→ **Short task**
Omit the pictures and print exactly the lines of the listing below, starting at the first and ending at the line containing "const LINE = '#4d4d4d';".

begin Dataset section

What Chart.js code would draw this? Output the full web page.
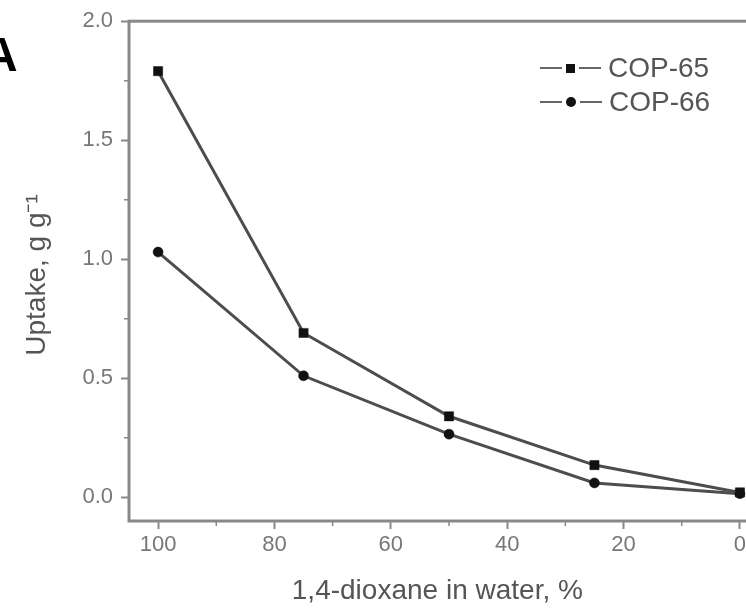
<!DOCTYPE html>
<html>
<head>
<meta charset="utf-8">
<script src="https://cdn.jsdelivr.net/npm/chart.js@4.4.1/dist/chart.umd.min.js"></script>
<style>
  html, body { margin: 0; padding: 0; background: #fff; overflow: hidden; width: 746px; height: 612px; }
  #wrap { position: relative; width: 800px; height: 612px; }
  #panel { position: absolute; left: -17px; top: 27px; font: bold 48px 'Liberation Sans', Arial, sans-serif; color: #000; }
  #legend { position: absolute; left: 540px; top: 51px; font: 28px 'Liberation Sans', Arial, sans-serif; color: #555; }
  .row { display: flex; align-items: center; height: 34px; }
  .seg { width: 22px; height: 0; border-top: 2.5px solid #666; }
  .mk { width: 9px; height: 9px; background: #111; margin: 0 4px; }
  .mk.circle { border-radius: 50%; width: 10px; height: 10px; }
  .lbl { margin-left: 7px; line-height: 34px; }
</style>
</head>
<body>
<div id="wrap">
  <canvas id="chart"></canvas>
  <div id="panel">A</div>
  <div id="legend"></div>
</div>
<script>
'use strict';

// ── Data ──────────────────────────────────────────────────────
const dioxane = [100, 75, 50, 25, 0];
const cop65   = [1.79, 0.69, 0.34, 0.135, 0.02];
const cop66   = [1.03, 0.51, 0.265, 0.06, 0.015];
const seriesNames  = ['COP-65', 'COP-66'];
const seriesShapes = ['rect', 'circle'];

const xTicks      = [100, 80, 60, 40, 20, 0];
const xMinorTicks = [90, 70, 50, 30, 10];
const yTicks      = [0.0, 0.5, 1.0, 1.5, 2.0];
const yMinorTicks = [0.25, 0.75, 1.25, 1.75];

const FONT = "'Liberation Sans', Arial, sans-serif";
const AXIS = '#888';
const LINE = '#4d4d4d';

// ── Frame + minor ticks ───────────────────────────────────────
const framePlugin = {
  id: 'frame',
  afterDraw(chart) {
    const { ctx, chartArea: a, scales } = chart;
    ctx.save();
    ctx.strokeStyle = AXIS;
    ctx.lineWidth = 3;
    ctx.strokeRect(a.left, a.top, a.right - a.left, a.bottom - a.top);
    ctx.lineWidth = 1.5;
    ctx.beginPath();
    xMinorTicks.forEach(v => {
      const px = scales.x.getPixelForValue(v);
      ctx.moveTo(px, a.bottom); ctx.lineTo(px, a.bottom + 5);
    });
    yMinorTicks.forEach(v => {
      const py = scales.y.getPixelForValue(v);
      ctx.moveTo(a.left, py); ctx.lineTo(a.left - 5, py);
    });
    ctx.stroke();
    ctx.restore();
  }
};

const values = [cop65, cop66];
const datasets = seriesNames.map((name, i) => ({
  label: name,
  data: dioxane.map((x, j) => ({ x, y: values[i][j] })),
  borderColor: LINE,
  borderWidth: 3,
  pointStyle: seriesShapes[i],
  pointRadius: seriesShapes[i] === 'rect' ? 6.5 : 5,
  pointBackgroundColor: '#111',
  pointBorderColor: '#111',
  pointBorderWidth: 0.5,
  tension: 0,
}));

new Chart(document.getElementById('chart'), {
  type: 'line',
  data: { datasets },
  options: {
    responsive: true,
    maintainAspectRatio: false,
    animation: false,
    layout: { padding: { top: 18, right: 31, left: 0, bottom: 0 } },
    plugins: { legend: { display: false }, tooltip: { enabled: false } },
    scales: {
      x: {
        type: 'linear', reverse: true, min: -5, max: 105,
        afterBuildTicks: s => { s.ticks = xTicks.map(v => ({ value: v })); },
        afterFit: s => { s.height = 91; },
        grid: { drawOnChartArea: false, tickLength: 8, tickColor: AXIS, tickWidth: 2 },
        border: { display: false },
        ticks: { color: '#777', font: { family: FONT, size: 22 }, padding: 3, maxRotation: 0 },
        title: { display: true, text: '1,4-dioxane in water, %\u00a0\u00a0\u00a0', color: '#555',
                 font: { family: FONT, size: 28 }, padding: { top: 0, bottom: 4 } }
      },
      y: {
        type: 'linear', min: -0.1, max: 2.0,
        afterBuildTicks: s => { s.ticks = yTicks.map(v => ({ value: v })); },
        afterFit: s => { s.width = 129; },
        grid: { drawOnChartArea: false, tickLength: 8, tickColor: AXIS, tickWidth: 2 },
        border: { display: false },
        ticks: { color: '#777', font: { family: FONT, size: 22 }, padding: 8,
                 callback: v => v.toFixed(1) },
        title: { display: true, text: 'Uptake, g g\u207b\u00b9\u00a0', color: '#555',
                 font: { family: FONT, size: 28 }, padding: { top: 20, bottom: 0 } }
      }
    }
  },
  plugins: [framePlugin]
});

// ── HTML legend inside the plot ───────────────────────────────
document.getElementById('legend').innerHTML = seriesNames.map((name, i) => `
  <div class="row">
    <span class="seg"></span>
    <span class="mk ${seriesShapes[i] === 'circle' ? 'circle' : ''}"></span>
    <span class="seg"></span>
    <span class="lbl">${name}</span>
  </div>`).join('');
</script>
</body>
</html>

end Dataset section

→ **Exercise output**
What Chart.js code would draw this? Output the full web page.
<!DOCTYPE html>
<html>
<head>
<meta charset="utf-8">
<script src="https://cdn.jsdelivr.net/npm/chart.js@4.4.1/dist/chart.umd.min.js"></script>
<style>
  html, body { margin: 0; padding: 0; background: #fff; overflow: hidden; width: 746px; height: 612px; }
  #wrap { position: relative; width: 800px; height: 612px; }
  #panel { position: absolute; left: -17px; top: 27px; font: bold 48px 'Liberation Sans', Arial, sans-serif; color: #000; }
  #legend { position: absolute; left: 540px; top: 51px; font: 28px 'Liberation Sans', Arial, sans-serif; color: #555; }
  .row { display: flex; align-items: center; height: 34px; }
  .seg { width: 22px; height: 0; border-top: 2.5px solid #666; }
  .mk { width: 9px; height: 9px; background: #111; margin: 0 4px; }
  .mk.circle { border-radius: 50%; width: 10px; height: 10px; }
  .lbl { margin-left: 7px; line-height: 34px; }
</style>
</head>
<body>
<div id="wrap">
  <canvas id="chart"></canvas>
  <div id="panel">A</div>
  <div id="legend"></div>
</div>
<script>
'use strict';

// ── Data ──────────────────────────────────────────────────────
const dioxane = [100, 75, 50, 25, 0];
const cop65   = [1.79, 0.69, 0.34, 0.135, 0.02];
const cop66   = [1.03, 0.51, 0.265, 0.06, 0.015];
const seriesNames  = ['COP-65', 'COP-66'];
const seriesShapes = ['rect', 'circle'];

const xTicks      = [100, 80, 60, 40, 20, 0];
const xMinorTicks = [90, 70, 50, 30, 10];
const yTicks      = [0.0, 0.5, 1.0, 1.5, 2.0];
const yMinorTicks = [0.25, 0.75, 1.25, 1.75];

const FONT = "'Liberation Sans', Arial, sans-serif";
const AXIS = '#888';
const LINE = '#4d4d4d';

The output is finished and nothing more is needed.